The trend, such as it is, seems to have taken hold in Britain at about the same time as Jamie Oliver, in all his then nakedness, rose to prominence. I would like to blame it all on him and his artisan foccacias but I fear that is a tad unfair. Or at least, that was my thinking until I read a blog post on his website that recognised that terms such as "craft", "real" and "artisan bread" are overused, but then goes on to explain that in Oliver's empire they really, really mean it: "[We] closely monitor every single handmade loaf like protective parents." Which makes for a lot of proud parents seeing as they have nearly 50 restaurants worldwide.

It is by no means confined to Jamie Oliver's restaurants. At all levels of gastronomy – from chain joints to Michelin-starred restaurants – you see these words popping up. The intention is clearly to confer on the food being served an instant kudos, a hint of "world-cuisine" sophistication (another phrase for the list, that). It is in fact just noise – and very irritating noise at that.
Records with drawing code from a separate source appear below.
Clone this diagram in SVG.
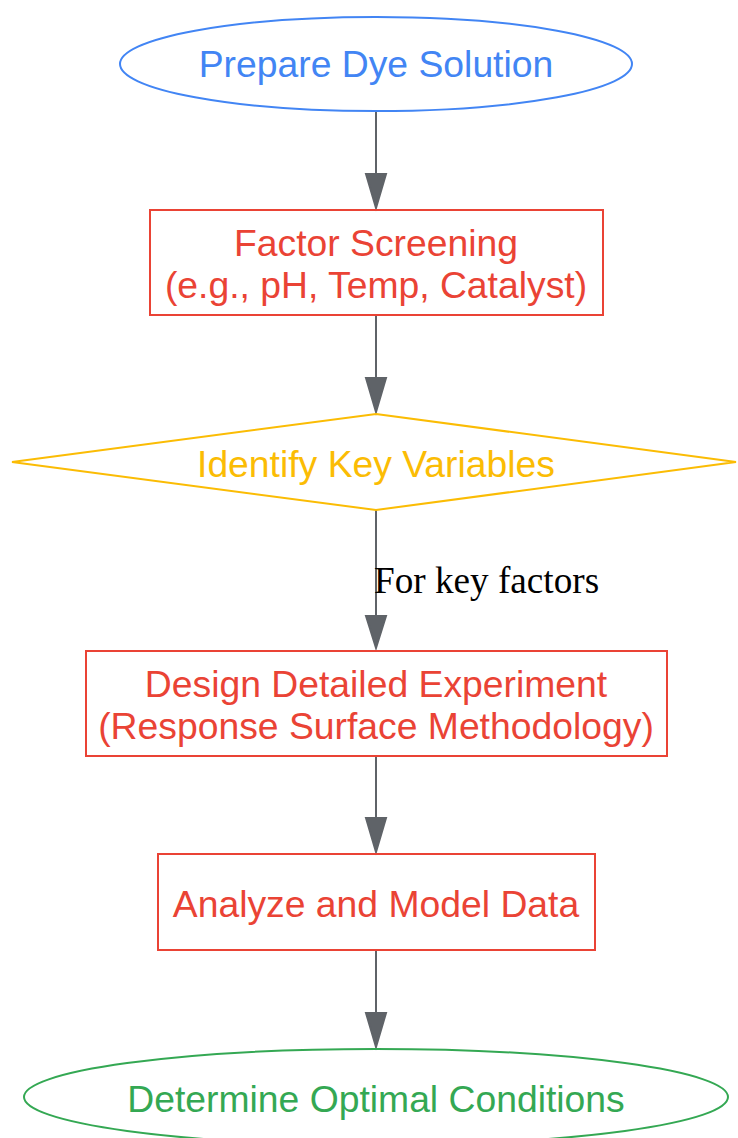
<svg xmlns="http://www.w3.org/2000/svg" width="738" height="1138" viewBox="0 0 738 1138">
<defs>
<style>
.lbl{font-family:"Liberation Sans",Arial,sans-serif;font-size:37.3px;text-anchor:middle}
.edge{stroke:#5f6368;stroke-width:2;fill:none}
.head{fill:#5f6368;stroke:#5f6368;stroke-width:2}
.elab{font-family:"Liberation Serif","Times New Roman",serif;font-size:37.2px;fill:#000}
</style>
</defs>
<rect width="738" height="1138" fill="#ffffff"/>
<g id="connectors">
<path class="edge" d="M376,111 L376,174"/>
<polygon class="head" points="366,174 376,208 386,174"/>
<path class="edge" d="M376,316 L376,378"/>
<polygon class="head" points="366,378 376,412 386,378"/>
<path class="edge" d="M376,510 L376,616"/>
<polygon class="head" points="366,616 376,648 386,616"/>
<text class="elab" x="374" y="593">For key factors</text>
<path class="edge" d="M376,756 L376,818"/>
<polygon class="head" points="366,818 376,852 386,818"/>
<path class="edge" d="M376,950 L376,1013"/>
<polygon class="head" points="366,1013 376,1047 386,1013"/>
</g>
<g id="prepare">
<ellipse cx="376" cy="64" rx="256" ry="47" fill="none" stroke="#4285f4" stroke-width="2"/>
<text class="lbl" x="376" y="77" fill="#4285f4">Prepare Dye Solution</text>
</g>
<g id="screening">
<rect x="150" y="210" width="453" height="105" fill="none" stroke="#ea4335" stroke-width="2"/>
<text class="lbl" x="376" y="256" fill="#ea4335">Factor Screening</text>
<text class="lbl" x="376" y="298" fill="#ea4335">(e.g., pH, Temp, Catalyst)</text>
</g>
<g id="identify">
<polygon points="376,414 736,462 376,510 12,462" fill="none" stroke="#fbbc04" stroke-width="2"/>
<text class="lbl" x="376" y="477" fill="#fbbc04">Identify Key Variables</text>
</g>
<g id="design">
<rect x="86" y="651" width="581" height="105" fill="none" stroke="#ea4335" stroke-width="2"/>
<text class="lbl" x="376" y="697" fill="#ea4335">Design Detailed Experiment</text>
<text class="lbl" x="376" y="739" fill="#ea4335">(Response Surface Methodology)</text>
</g>
<g id="analyze">
<rect x="158" y="854" width="437" height="96" fill="none" stroke="#ea4335" stroke-width="2"/>
<text class="lbl" x="376" y="917" fill="#ea4335">Analyze and Model Data</text>
</g>
<g id="optimal">
<ellipse cx="376" cy="1097" rx="352" ry="48" fill="none" stroke="#34a853" stroke-width="2"/>
<text class="lbl" x="376" y="1112" fill="#34a853">Determine Optimal Conditions</text>
</g>
</svg>
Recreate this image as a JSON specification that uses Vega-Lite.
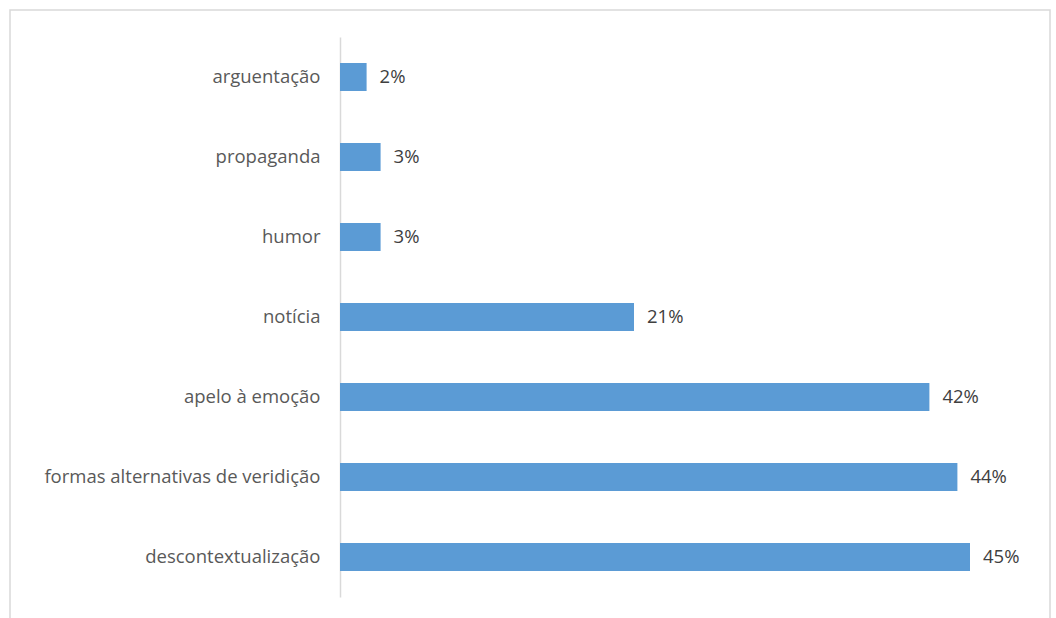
{
  "$schema": "https://vega.github.io/schema/vega-lite/v6.json",
  "width": 1040,
  "height": 620,
  "autosize": {"type": "none"},
  "padding": {"left": 10, "top": 10, "right": 6, "bottom": 0},
  "background": "white",
  "config": {
    "view": {"stroke": "#D9D9D9", "strokeWidth": 1.5},
    "font": "Open Sans"
  },
  "data": {
    "values": [
      {"cat": "arguentação", "v": 1.9, "label": "2%"},
      {"cat": "propaganda", "v": 2.9, "label": "3%"},
      {"cat": "humor", "v": 2.9, "label": "3%"},
      {"cat": "notícia", "v": 21, "label": "21%"},
      {"cat": "apelo à emoção", "v": 42.1, "label": "42%"},
      {"cat": "formas alternativas de veridição", "v": 44.1, "label": "44%"},
      {"cat": "descontextualização", "v": 45, "label": "45%"}
    ]
  },
  "encoding": {
    "y": {
      "field": "cat",
      "type": "nominal",
      "sort": null,
      "scale": {"range": [27, 587], "paddingInner": 0.65, "paddingOuter": 0.325},
      "axis": {
        "title": null,
        "offset": -330,
        "ticks": false,
        "domainColor": "#D9D9D9",
        "domainWidth": 1.5,
        "labelFontSize": 18.5,
        "labelColor": "#595959",
        "labelPadding": 20,
        "labelFont": "Open Sans",
        "labelLimit": 400
      }
    },
    "x": {
      "field": "v",
      "type": "quantitative",
      "scale": {"domain": [0, 50], "range": [330, 1030]},
      "axis": null
    }
  },
  "layer": [
    {"mark": {"type": "bar", "color": "#5B9BD5"}},
    {
      "mark": {"type": "text", "align": "left", "dx": 13, "fontSize": 18.5, "color": "#404040", "font": "Open Sans"},
      "encoding": {"text": {"field": "label"}}
    }
  ]
}
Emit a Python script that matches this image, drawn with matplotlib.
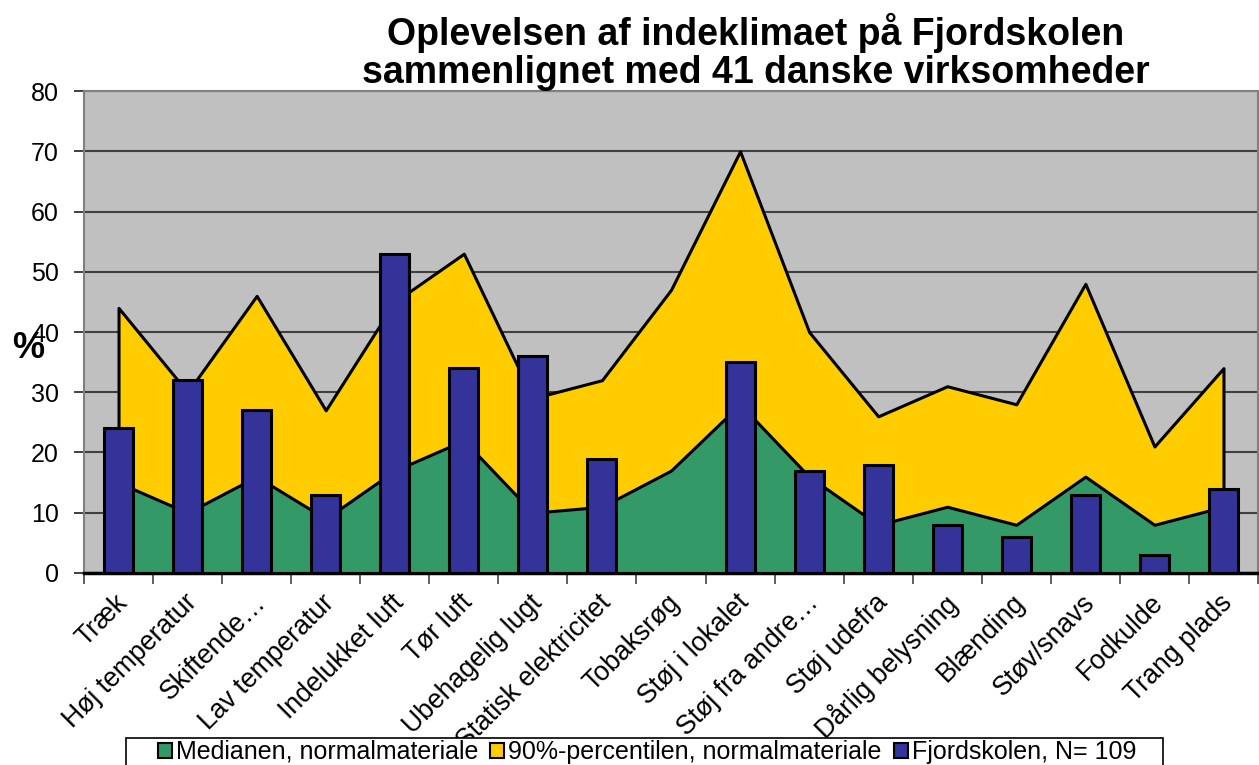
import numpy as np
import matplotlib.pyplot as plt
import matplotlib.transforms as mtransforms
from matplotlib.patches import Patch, Rectangle

plt.rcParams['font.family'] = ['Liberation Sans', 'DejaVu Sans']

# data
kategorier = ["Træk", "Høj temperatur", "Skiftende…", "Lav temperatur",
              "Indelukket luft", "Tør luft", "Ubehagelig lugt",
              "Statisk elektricitet", "Tobaksrøg", "Støj i lokalet",
              "Støj fra andre…", "Støj udefra", "Dårlig belysning",
              "Blænding", "Støv/snavs", "Fodkulde", "Trang plads"]
median = [15, 10, 16, 9, 17, 22, 10, 11, 17, 28, 16, 8, 11, 8, 16, 8, 11]
percentil90 = [44, 30, 46, 27, 45, 53, 29, 32, 47, 70, 40, 26, 31, 28, 48, 21, 34]
fjordskolen = [24, 32, 27, 13, 53, 34, 36, 19, 0, 35, 17, 18, 8, 6, 13, 3, 14]

GUL = '#FFCC00'
GRON = '#339966'
BLA = '#333399'
GRA = '#C0C0C0'

fig = plt.figure(figsize=(12.59, 7.65), dpi=100)
ax = fig.add_axes([84 / 1259, 0.251, 1174 / 1259, 0.630])
ax.set_facecolor(GRA)

x = np.arange(len(kategorier))

ax.fill_between(x, 0, percentil90, facecolor=GUL, edgecolor='black',
                linewidth=2.2, zorder=2)
ax.fill_between(x, 0, median, facecolor=GRON, edgecolor='black',
                linewidth=2.2, zorder=3)
ax.bar(x, fjordskolen, width=0.42, color=BLA, edgecolor='black',
       linewidth=2.2, zorder=4)

ax.set_xlim(-0.5, len(kategorier) - 0.5)
ax.set_ylim(0, 80)
ax.set_yticks(np.arange(0, 81, 10))
ax.yaxis.grid(True, color='#404040', linewidth=1.5)
ax.set_axisbelow(True)

ax.set_xticks(x)
ax.set_xticklabels(kategorier, rotation=45, ha='right',
                   rotation_mode='anchor', fontsize=19.2)
ax.set_xticks(np.arange(-0.5, len(kategorier)), minor=True)
ax.tick_params(axis='x', which='major', length=0, pad=12)
ax.tick_params(axis='x', which='minor', length=8, width=1.4, color='#606060')
ax.tick_params(axis='y', labelsize=18, length=7, width=1.4, color='#404040',
               pad=11)
skift = mtransforms.ScaledTranslation(-4 / 100, 0, fig.dpi_scale_trans)
for lbl in ax.get_xticklabels():
    lbl.set_transform(lbl.get_transform() + skift)

for s in ax.spines.values():
    s.set_color('#808080')
    s.set_linewidth(1.5)
ax.spines['bottom'].set_color('black')
ax.spines['bottom'].set_linewidth(2.5)

fig.text(28 / 1259, 1 - 349 / 765, '%', fontsize=26, fontweight='bold',
         ha='center', va='center')

fig.text(756 / 1259, 1 - 52 / 765, 'Oplevelsen af indeklimaet på Fjordskolen\n'
         'sammenlignet med 41 danske virksomheder',
         fontsize=27, fontweight='bold', ha='center', va='center',
         linespacing=1.05)

# legend frame runs off the bottom edge and covers the label ends, as in the original
fig.patches.append(Rectangle((126 / 1259, -0.02), (1163 - 126) / 1259,
                             (765 - 738) / 765 + 0.02, transform=fig.transFigure,
                             facecolor='white', edgecolor='black', linewidth=1.2))

handles = [Patch(facecolor=GRON, edgecolor='black', linewidth=1.5),
           Patch(facecolor=GUL, edgecolor='black', linewidth=1.5),
           Patch(facecolor=BLA, edgecolor='black', linewidth=1.5)]
labels = ['Medianen, normalmateriale', '90%-percentilen, normalmateriale',
          'Fjordskolen, N= 109']
fig.legend(handles, labels, loc='center', ncol=3,
           bbox_to_anchor=(647 / 1259, 1 - 752 / 765), fontsize=18,
           frameon=False, handlelength=0.56, handleheight=0.56,
           handletextpad=0.15, columnspacing=0.5, borderpad=0)

fig.savefig('out.png', dpi=100)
Of course, all of us fall back into the arms of cliché at times. It's a comfortable place to be. That is not the problem – the problem is that such phrases are there solely to bamboozle.

What is much worse is that writers of cookery books are heir to a great patrimony. They are the scions of poet-cum-cook Eliza Acton and her pretention-pricking descriptions – "sauce tournée is nothing more than rich pale gravy". Or food writer Elizabeth David, who managed to shoehorn Théophile Gautier, Henry James and William Beckford into her book Mediterranean Food. To say nothing of the writer Alice B. Toklas, the partner of Gertrude Stein, whose 1954 recipe book included instructions for making Hearts of Artichokes à la Isman Bavaldy and memorably called for you to use a spear of asparagus to "build a wall of sauce".

The greatest food writing and cookbooks are like novels – they tell us something about the age in which we live. If you want to understand the life of the officer class in late-Victorian India, read Culinary Jottings for Madras by Deputy Assistant Quartermaster-General A. R. Kenney-Herbert and marvel at its recipe for Fish Fillets à la Peg Woffington and Snipe Soup for Eight. Or pick up M. F. K. Fisher's wry How to Cook a Wolf, published in 1942 to rally cooks at a time when food was in short supply. If one looked at the current state of menus and some cookery books for an insight into the way we live now, it is hard not to conclude that we are living in the age of the gross.